When his teacher told us that our toddler is kind and sweet to the other kids in school I was so relived. If he treated other people the way he treated me he’d be in jail.
Who teaches the chickens to fry a steak?
A funny thing to do when someone’s dog barks at you is say, “I don’t speak dog,” and then when they leave the room, speak dog fluently.
I used to be scared upon waking in the middle of the night, but after raising two babies and seeing all hours of the clock, I’ve learned that the only thing that is truly frightening is hearing the word “Mom” whisper-screamed into my ear.
Movie trivia is always like, “The actor improvised when he screamed & threw the plate, so the reactions of fear from his co-stars are real. The actress who played the mom was 2 years older than the actress who played her daughter.”
Me: I was having sex last night at the time of the robbery
Cop: Why you are telling me, you’re not even a witness
Me: Oh dude I’m telling everyone
[interrogation]
COP: So you play the tuba do ya?
“No, the violin”
COP: Treble maker eh?
My mom, watching a scary movie: Be careful if you’re going in the backyard, I thought I saw someone walking around out there.
Me: What. Like a cat?
My mom: No, it was definitely bigger than that.

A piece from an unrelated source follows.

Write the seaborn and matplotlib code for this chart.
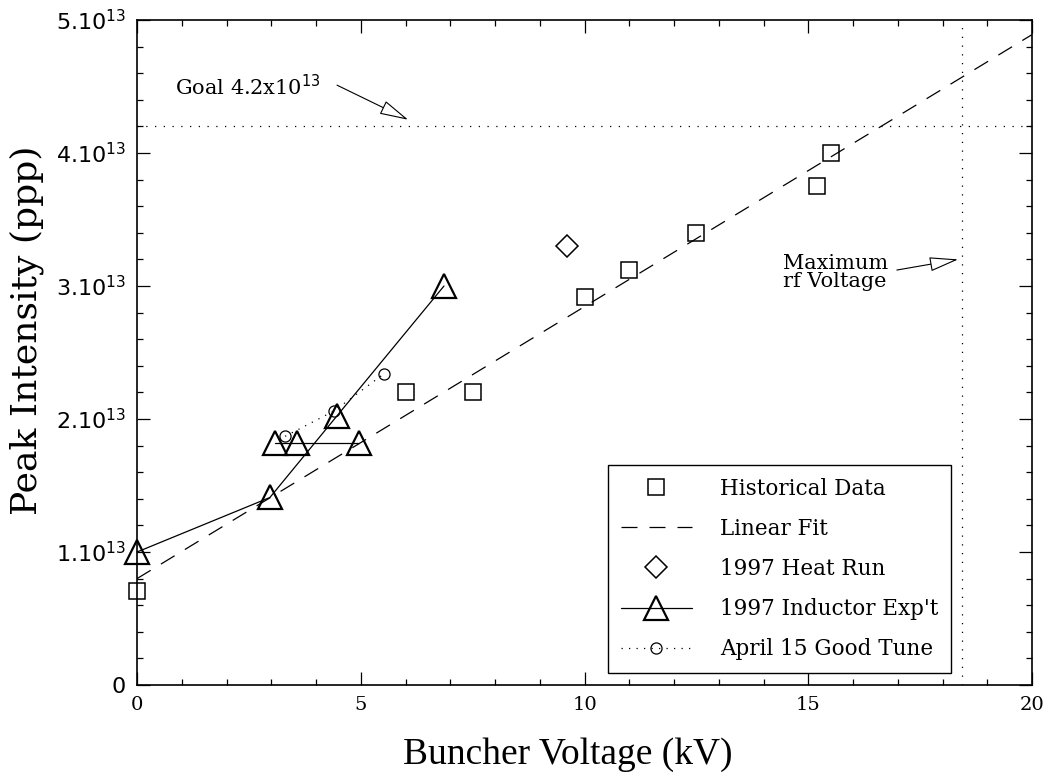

Him: Where’d you get that black eye?
Me: My girlfriend gave it to me.
Him: I thought your girlfriend was out of town.
Me: I did too…
You big beautiful cup of coffee.
Come here and tell me lies of how much I will tolerate my coworkers and how much I’ll get accomplished today.
Anyone else ever wondered how long it would take a giraffe to throw up ?
I like to wear different wigs to confuse my enemies. If they sent you to the babe with fringe guess who I am now? The girl with braids. Ooops
I hate it when people try to use big words when they clearly don’t know their meaning. It makes them sound so gelatinous and isosceles.